*Short exercise:*
Without the pictures, repeat the listing character for character.

====

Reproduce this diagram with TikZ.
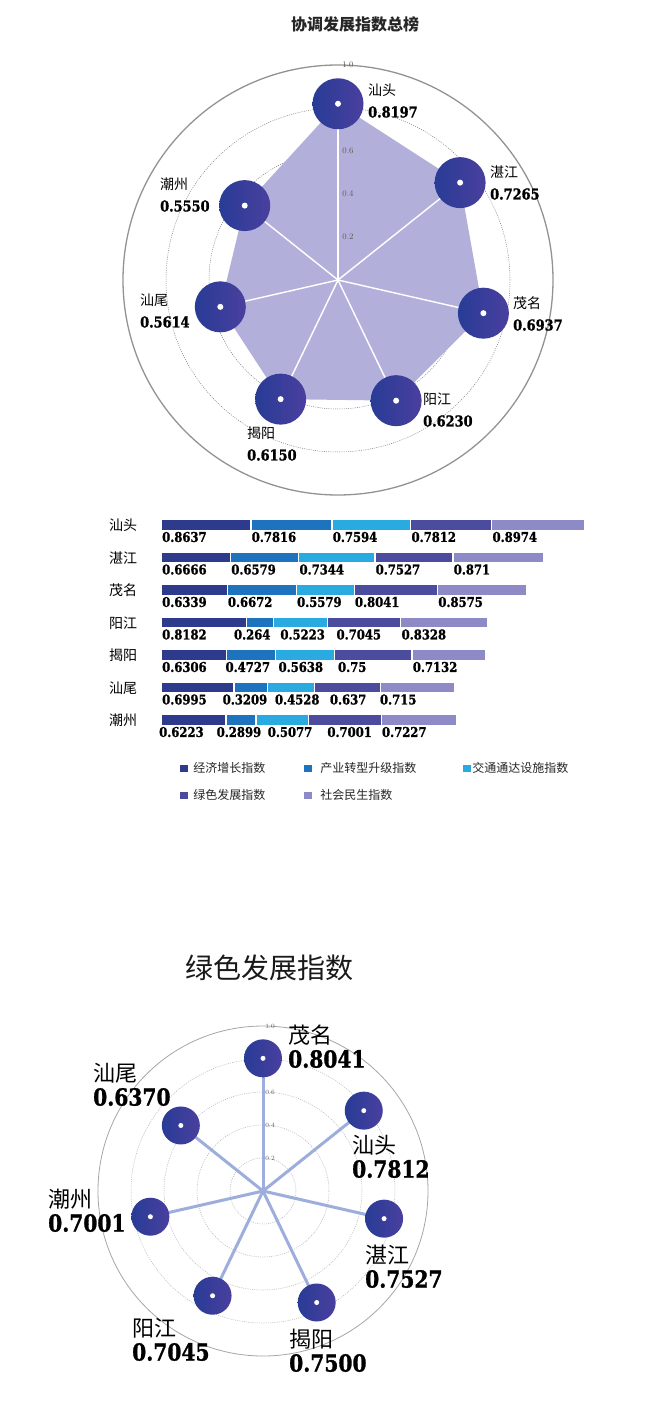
\documentclass[tikz,border=0pt]{standalone}
\usepackage{fontspec}
\newfontfamily\cjk{Noto Sans CJK SC}
\newfontfamily\numserif{DejaVu Serif}[FakeStretch=0.86, BoldFeatures={FakeBold=1.2}]
\usetikzlibrary{positioning}

\definecolor{c1}{HTML}{2E3A8C}
\definecolor{c2}{HTML}{1E73BE}
\definecolor{c3}{HTML}{29ABE2}
\definecolor{c4}{HTML}{4C4C9E}
\definecolor{c5}{HTML}{8E8AC6}
\definecolor{areac}{HTML}{B2B0DA}
\definecolor{dotl}{HTML}{283C96}
\definecolor{dotr}{HTML}{4A3F9E}
\definecolor{spokeblue}{HTML}{9DAEDC}

\tikzset{
  gridline/.style={gray, dash pattern=on 1pt off 1.2pt, line width=0.5pt},
  rim/.style={gray!85, line width=1.3pt},
  spoke/.style={white, line width=1.4pt},
  greenspoke/.style={spokeblue, line width=3pt},
  bigdot/.style={circle, minimum size=51pt, inner sep=0pt,
    left color=dotl, right color=dotr},
  smalldot/.style={bigdot, minimum size=38pt},
  hole/.style={circle, fill=white, minimum size=6pt, inner sep=0pt},
  tick/.style={font=\fontsize{8.5}{8.5}\selectfont, text=black!65, inner sep=0.5pt},
  cityname/.style={font=\cjk\fontsize{14}{14}\selectfont, anchor=west, inner sep=0pt},
  valnum/.style={font=\numserif\bfseries\fontsize{15}{15}\selectfont, anchor=west, inner sep=0pt},
  barnum/.style={font=\numserif\bfseries\fontsize{13.5}{13.5}\selectfont, anchor=west, inner sep=0pt},
  legbox/.style={minimum width=8pt, minimum height=7pt, inner sep=0pt},
  legtext/.style={font=\cjk\fontsize{12}{12}\selectfont, text=black!85, inner sep=0pt},
}

\begin{document}
\begin{tikzpicture}[x=1pt, y=-1pt]
  \fill[white] (0,0) rectangle (645,1420);
  \useasboundingbox (0,0) rectangle (645,1420);

  % overall index
  \node[font=\cjk\bfseries\fontsize{16}{16}\selectfont, text=black!85] (title1) at (355,24) {协调发展指数总榜};

  \begin{scope}[shift={(338,280)}, y=1pt]
    \coordinate (a-o) at (0,0);
    \foreach \r in {0.2,0.4,0.6,0.8}
      \draw[gridline] (a-o) circle (215*\r);
    \draw[rim] (a-o) circle (215);
    \foreach \c/\v [count=\k from 0] in {st/0.8197, zj/0.7265, mm/0.6937,
        yj/0.6230, jy/0.6150, sw/0.5614, cz/0.5550}
      \coordinate (a-\c) at ({90-\k*360/7}:{215*\v});
    \fill[areac] (a-st) -- (a-zj) -- (a-mm) -- (a-yj) -- (a-jy) -- (a-sw) -- (a-cz) -- cycle;
    \foreach \c in {st,zj,mm,yj,jy,sw,cz}
      \draw[spoke] (a-o) -- (a-\c);
    \foreach \t [count=\n] in {0.2,0.4,0.6,0.8,1.0}
      \node[tick] (a-tick\n) at (10,215*\t) {\t};
    \foreach \c in {st,zj,mm,yj,jy,sw,cz}{
      \node[bigdot] (a-\c-dot) at (a-\c) {};
      \node[hole] (a-\c-hole) at (a-\c) {};
    }
  \end{scope}

  \foreach \c/\nm/\v/\lx/\ly in {st/汕头/0.8197/368/90, zj/湛江/0.7265/490/172,
      mm/茂名/0.6937/513/303, yj/阳江/0.6230/423/399, jy/揭阳/0.6150/247/433,
      sw/汕尾/0.5614/140/300, cz/潮州/0.5550/160/184}{
    \node[cityname] (a-\c-name) at (\lx,\ly) {\nm};
    \node[valnum] (a-\c-val) at (\lx,\ly+22) {\v};
  }

  % stacked bars
  \foreach \city/\vals [count=\i from 0] in {
      汕头/{0.8637/0,0.7816/0,0.7594/0,0.7812/0,0.8974/0},
      湛江/{0.6666/0,0.6579/0,0.7344/0,0.7527/0,0.871/0},
      茂名/{0.6339/0,0.6672/0,0.5579/0,0.8041/0,0.8575/0},
      阳江/{0.8182/0,0.264/-13,0.5223/6,0.7045/8,0.8328/0},
      揭阳/{0.6306/0,0.4727/-2,0.5638/2,0.75/3,0.7132/0},
      汕尾/{0.6995/0,0.3209/-12,0.4528/7,0.637/15,0.715/-1},
      潮州/{0.6223/-3,0.2899/-10,0.5077/11,0.7001/18,0.7227/0}}{
    \pgfmathsetmacro\ytop{520+32.5*\i}
    \node[cityname] (bar\i-name) at (109,\ytop+5.5) {\city};
    \gdef\xs{162}
    \foreach \v/\dx [count=\k] in \vals {
      \pgfmathsetmacro\xe{\xs+103.7*\v}
      \fill[c\k] (\xs,\ytop) rectangle (\xe-1.2,\ytop+9.5);
      \node[barnum] (bar\i-\k) at (\xs+\dx,\ytop+17) {\v};
      \xdef\xs{\xe}
    }
  }

  % legend
  \node[legbox, fill=c1] (lg1) at (184,768) {};
  \node[legtext, right=5pt of lg1] (lgt1) {经济增长指数};
  \node[legbox, fill=c2] (lg2) at (308,768) {};
  \node[legtext, right=8pt of lg2] (lgt2) {产业转型升级指数};
  \node[legbox, fill=c3] (lg3) at (467,768) {};
  \node[legtext, right=1pt of lg3] (lgt3) {交通通达设施指数};
  \node[legbox, fill=c4] (lg4) at (184,795) {};
  \node[legtext, right=5pt of lg4] (lgt4) {绿色发展指数};
  \node[legbox, fill=c5] (lg5) at (308,795) {};
  \node[legtext, right=8pt of lg5] (lgt5) {社会民生指数};

  % green development
  \node[font=\cjk\fontsize{28}{28}\selectfont, text=black!90] (title2) at (269,968) {绿色发展指数};

  \begin{scope}[shift={(263,1191)}, y=1pt]
    \coordinate (b-o) at (0,0);
    \foreach \r in {0.2,0.4,0.6,0.8}
      \draw[gridline, gray!60] (b-o) circle (165*\r);
    \draw[rim, gray!70, line width=0.8pt] (b-o) circle (165);
    \foreach \c/\v [count=\k from 0] in {mm/0.8041, st/0.7812, zj/0.7527,
        jy/0.7500, yj/0.7045, cz/0.7001, sw/0.6370}
      \coordinate (b-\c) at ({90-\k*360/7}:{165*\v});
    \foreach \t [count=\n] in {0.2,0.4,0.6,0.8,1.0}
      \node[tick, font=\fontsize{6.5}{6.5}\selectfont] (b-tick\n) at (7,165*\t) {\t};
    \foreach \c in {mm,st,zj,jy,yj,cz,sw}
      \draw[greenspoke] (b-o) -- (b-\c);
    \foreach \c in {mm,st,zj,jy,yj,cz,sw}{
      \node[smalldot] (b-\c-dot) at (b-\c) {};
      \node[hole, minimum size=5pt] (b-\c-hole) at (b-\c) {};
    }
  \end{scope}

  \foreach \c/\nm/\v/\lx/\ly in {mm/茂名/0.8041/288/1035, sw/汕尾/0.6370/93/1073,
      st/汕头/0.7812/352/1145, cz/潮州/0.7001/48/1199, zj/湛江/0.7527/365/1255,
      yj/阳江/0.7045/132/1328, jy/揭阳/0.7500/289/1339}{
    \node[cityname, font=\cjk\fontsize{22}{22}\selectfont] (b-\c-name) at (\lx,\ly) {\nm};
    \node[valnum, font=\numserif\bfseries\fontsize{23.5}{23.5}\selectfont] (b-\c-val) at (\lx,\ly+24) {\v};
  }
\end{tikzpicture}
\end{document}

====

*Finished answer:*
Reproduce this diagram with TikZ.
\documentclass[tikz,border=0pt]{standalone}
\usepackage{fontspec}
\newfontfamily\cjk{Noto Sans CJK SC}
\newfontfamily\numserif{DejaVu Serif}[FakeStretch=0.86, BoldFeatures={FakeBold=1.2}]
\usetikzlibrary{positioning}

\definecolor{c1}{HTML}{2E3A8C}
\definecolor{c2}{HTML}{1E73BE}
\definecolor{c3}{HTML}{29ABE2}
\definecolor{c4}{HTML}{4C4C9E}
\definecolor{c5}{HTML}{8E8AC6}
\definecolor{areac}{HTML}{B2B0DA}
\definecolor{dotl}{HTML}{283C96}
\definecolor{dotr}{HTML}{4A3F9E}
\definecolor{spokeblue}{HTML}{9DAEDC}

\tikzset{
  gridline/.style={gray, dash pattern=on 1pt off 1.2pt, line width=0.5pt},
  rim/.style={gray!85, line width=1.3pt},
  spoke/.style={white, line width=1.4pt},
  greenspoke/.style={spokeblue, line width=3pt},
  bigdot/.style={circle, minimum size=51pt, inner sep=0pt,
    left color=dotl, right color=dotr},
  smalldot/.style={bigdot, minimum size=38pt},
  hole/.style={circle, fill=white, minimum size=6pt, inner sep=0pt},
  tick/.style={font=\fontsize{8.5}{8.5}\selectfont, text=black!65, inner sep=0.5pt},
  cityname/.style={font=\cjk\fontsize{14}{14}\selectfont, anchor=west, inner sep=0pt},
  valnum/.style={font=\numserif\bfseries\fontsize{15}{15}\selectfont, anchor=west, inner sep=0pt},
  barnum/.style={font=\numserif\bfseries\fontsize{13.5}{13.5}\selectfont, anchor=west, inner sep=0pt},
  legbox/.style={minimum width=8pt, minimum height=7pt, inner sep=0pt},
  legtext/.style={font=\cjk\fontsize{12}{12}\selectfont, text=black!85, inner sep=0pt},
}

\begin{document}
\begin{tikzpicture}[x=1pt, y=-1pt]
  \fill[white] (0,0) rectangle (645,1420);
  \useasboundingbox (0,0) rectangle (645,1420);

  % overall index
  \node[font=\cjk\bfseries\fontsize{16}{16}\selectfont, text=black!85] (title1) at (355,24) {协调发展指数总榜};

  \begin{scope}[shift={(338,280)}, y=1pt]
    \coordinate (a-o) at (0,0);
    \foreach \r in {0.2,0.4,0.6,0.8}
      \draw[gridline] (a-o) circle (215*\r);
    \draw[rim] (a-o) circle (215);
    \foreach \c/\v [count=\k from 0] in {st/0.8197, zj/0.7265, mm/0.6937,
        yj/0.6230, jy/0.6150, sw/0.5614, cz/0.5550}
      \coordinate (a-\c) at ({90-\k*360/7}:{215*\v});
    \fill[areac] (a-st) -- (a-zj) -- (a-mm) -- (a-yj) -- (a-jy) -- (a-sw) -- (a-cz) -- cycle;
    \foreach \c in {st,zj,mm,yj,jy,sw,cz}
      \draw[spoke] (a-o) -- (a-\c);
    \foreach \t [count=\n] in {0.2,0.4,0.6,0.8,1.0}
      \node[tick] (a-tick\n) at (10,215*\t) {\t};
    \foreach \c in {st,zj,mm,yj,jy,sw,cz}{
      \node[bigdot] (a-\c-dot) at (a-\c) {};
      \node[hole] (a-\c-hole) at (a-\c) {};
    }
  \end{scope}

  \foreach \c/\nm/\v/\lx/\ly in {st/汕头/0.8197/368/90, zj/湛江/0.7265/490/172,
      mm/茂名/0.6937/513/303, yj/阳江/0.6230/423/399, jy/揭阳/0.6150/247/433,
      sw/汕尾/0.5614/140/300, cz/潮州/0.5550/160/184}{
    \node[cityname] (a-\c-name) at (\lx,\ly) {\nm};
    \node[valnum] (a-\c-val) at (\lx,\ly+22) {\v};
  }

  % stacked bars
  \foreach \city/\vals [count=\i from 0] in {
      汕头/{0.8637/0,0.7816/0,0.7594/0,0.7812/0,0.8974/0},
      湛江/{0.6666/0,0.6579/0,0.7344/0,0.7527/0,0.871/0},
      茂名/{0.6339/0,0.6672/0,0.5579/0,0.8041/0,0.8575/0},
      阳江/{0.8182/0,0.264/-13,0.5223/6,0.7045/8,0.8328/0},
      揭阳/{0.6306/0,0.4727/-2,0.5638/2,0.75/3,0.7132/0},
      汕尾/{0.6995/0,0.3209/-12,0.4528/7,0.637/15,0.715/-1},
      潮州/{0.6223/-3,0.2899/-10,0.5077/11,0.7001/18,0.7227/0}}{
    \pgfmathsetmacro\ytop{520+32.5*\i}
    \node[cityname] (bar\i-name) at (109,\ytop+5.5) {\city};
    \gdef\xs{162}
    \foreach \v/\dx [count=\k] in \vals {
      \pgfmathsetmacro\xe{\xs+103.7*\v}
      \fill[c\k] (\xs,\ytop) rectangle (\xe-1.2,\ytop+9.5);
      \node[barnum] (bar\i-\k) at (\xs+\dx,\ytop+17) {\v};
      \xdef\xs{\xe}
    }
  }

  % legend
  \node[legbox, fill=c1] (lg1) at (184,768) {};
  \node[legtext, right=5pt of lg1] (lgt1) {经济增长指数};
  \node[legbox, fill=c2] (lg2) at (308,768) {};
  \node[legtext, right=8pt of lg2] (lgt2) {产业转型升级指数};
  \node[legbox, fill=c3] (lg3) at (467,768) {};
  \node[legtext, right=1pt of lg3] (lgt3) {交通通达设施指数};
  \node[legbox, fill=c4] (lg4) at (184,795) {};
  \node[legtext, right=5pt of lg4] (lgt4) {绿色发展指数};
  \node[legbox, fill=c5] (lg5) at (308,795) {};
  \node[legtext, right=8pt of lg5] (lgt5) {社会民生指数};

  % green development
  \node[font=\cjk\fontsize{28}{28}\selectfont, text=black!90] (title2) at (269,968) {绿色发展指数};

  \begin{scope}[shift={(263,1191)}, y=1pt]
    \coordinate (b-o) at (0,0);
    \foreach \r in {0.2,0.4,0.6,0.8}
      \draw[gridline, gray!60] (b-o) circle (165*\r);
    \draw[rim, gray!70, line width=0.8pt] (b-o) circle (165);
    \foreach \c/\v [count=\k from 0] in {mm/0.8041, st/0.7812, zj/0.7527,
        jy/0.7500, yj/0.7045, cz/0.7001, sw/0.6370}
      \coordinate (b-\c) at ({90-\k*360/7}:{165*\v});
    \foreach \t [count=\n] in {0.2,0.4,0.6,0.8,1.0}
      \node[tick, font=\fontsize{6.5}{6.5}\selectfont] (b-tick\n) at (7,165*\t) {\t};
    \foreach \c in {mm,st,zj,jy,yj,cz,sw}
      \draw[greenspoke] (b-o) -- (b-\c);
    \foreach \c in {mm,st,zj,jy,yj,cz,sw}{
      \node[smalldot] (b-\c-dot) at (b-\c) {};
      \node[hole, minimum size=5pt] (b-\c-hole) at (b-\c) {};
    }
  \end{scope}

  \foreach \c/\nm/\v/\lx/\ly in {mm/茂名/0.8041/288/1035, sw/汕尾/0.6370/93/1073,
      st/汕头/0.7812/352/1145, cz/潮州/0.7001/48/1199, zj/湛江/0.7527/365/1255,
      yj/阳江/0.7045/132/1328, jy/揭阳/0.7500/289/1339}{
    \node[cityname, font=\cjk\fontsize{22}{22}\selectfont] (b-\c-name) at (\lx,\ly) {\nm};
    \node[valnum, font=\numserif\bfseries\fontsize{23.5}{23.5}\selectfont] (b-\c-val) at (\lx,\ly+24) {\v};
  }
\end{tikzpicture}
\end{document}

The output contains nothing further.